At the beginning of this year, I wrote a post about my love of new beginnings and my resolutions for 2016. I was not too lofty in my goals; I attempted to make them as attainable as possible. As regular readers of this blog know, my year didn’t exactly turn out the way I had expected. My fiancée died very suddenly in January, and my life took some very interesting twists and turns in the months since. I began writing this on July first, the exact midpoint of the year. Here’s how my resolutions have held up against the scourge of real life.

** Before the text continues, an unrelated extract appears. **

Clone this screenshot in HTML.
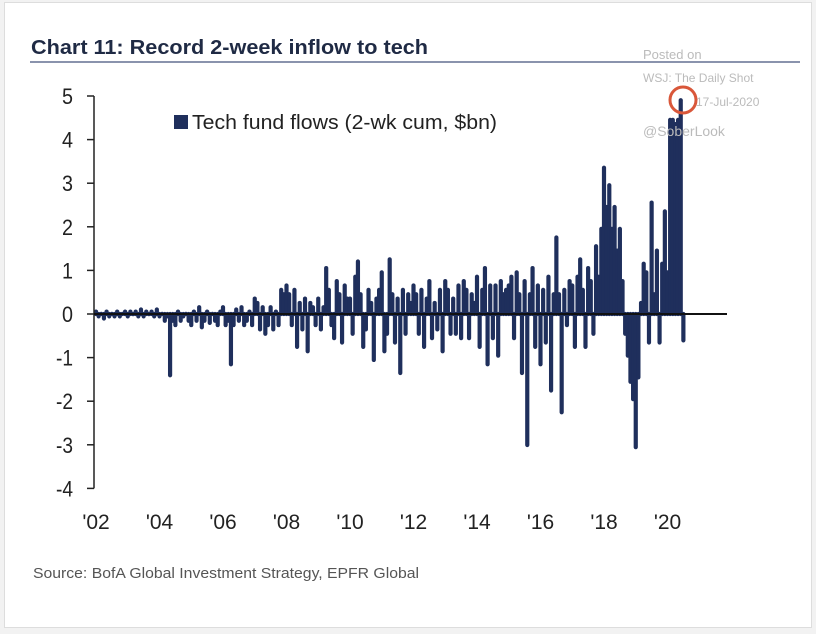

  1. Gender Stuff. My first resolution was to figure out my gender, to choose a name, and to be more adamant about enforcing my pronouns. This is one of the resolutions that I deviated the most from in the wake of my partner’s death. I have come to terms with the fact that I have no gender and that that fact is okay. I have been using my birth name in most situations recently. I am, for the most part, okay with this. I have not been enforcing my pronouns, but taking a more laissez-faire attitude toward them. I allow people to switch between he, she, and ze pronouns as they see fit. It’s been working for me. Perhaps these things are less important to me than I once thought they were. I’m not certain yet, and the year is still fairly young. We’ll see what happens come December.
  2. The death of my partner also harbored the death of my ability to write full time without worry for financial stability. I have been searching for a job for the greater part of the past six months. I have not had much success. The immediate aftermath of my partner’s death was a heavy weight on my soul, and I did not feel much like writing or being creative at all. My work stymied severely. It’s starting to pick back up now, and I’m taking part in Camp NaNoWriMo this month, and I hope that it will be something that rekindles my writing habits and makes them more consistent. I also applied, sort of on a lark, to become a writing intern for one of my favorite pop culture blogs, Film School Rejects. I got the internship and I’m flexing my writing muscles in ways that they really have not been forced to flex before. You can find my work on that front at filmschoolrejects.com.
  3. Health/Weight Loss The death of my fiancé has really affected me globally. For the longest time after he died, I couldn’t bring myself to eat. Food tasted like ashes and felt like rubber. I would eat one meal a day, maximum. I lost a significant amount of body fat. I started exercising because the endorphins really did help me feel better. The shape of my body has changed so much over the past few months. I have never, ever felt more confident about my body and my own attractiveness and fitness. It’s incredible.
  4. Sociality Grief really puts a damper on the desire to be social. I spent a lot of time by myself. I alienated most of my friends because I just didn’t have the energy to spend time with anyone. My best friend sort of nudged me toward being around more often. We became very close again, even though we’d drifted apart during my relationship with my fiancé. She’s been encouraging me to spend more time with other people. She’s encouraged me to meet new people. She encouraged me to make an OkCupid profile, just to remember how to meet people. I still feel sort of guilty about it, maintaining a profile on a dating website. I feel guilty for the fact that I’ve met someone that I enjoy being around even though it is not super serious and is very new. Sociality is something I forgot I was very good at. I don’t know how I’m supposed to feel about it. I never know the right time to tell people that I’m a widow/er. I’m still learning, but I’m getting better all the time.
  5. Spirituality I, of course, went through some intense spiritual soul-searching in the wake of my fiance’s death. I have gotten back into witchcraft on a regular basis. I spend more time praying, both to my pagan gods and in a Catholic Church, than I have in years. I wouldn’t say I’m where I want to be, but I have made progress there as well.

I’d say that despite the horrible beginning that this year brought me, things are starting to look up. I’m still making progress toward my goals. Grit and determination can heal all wounds.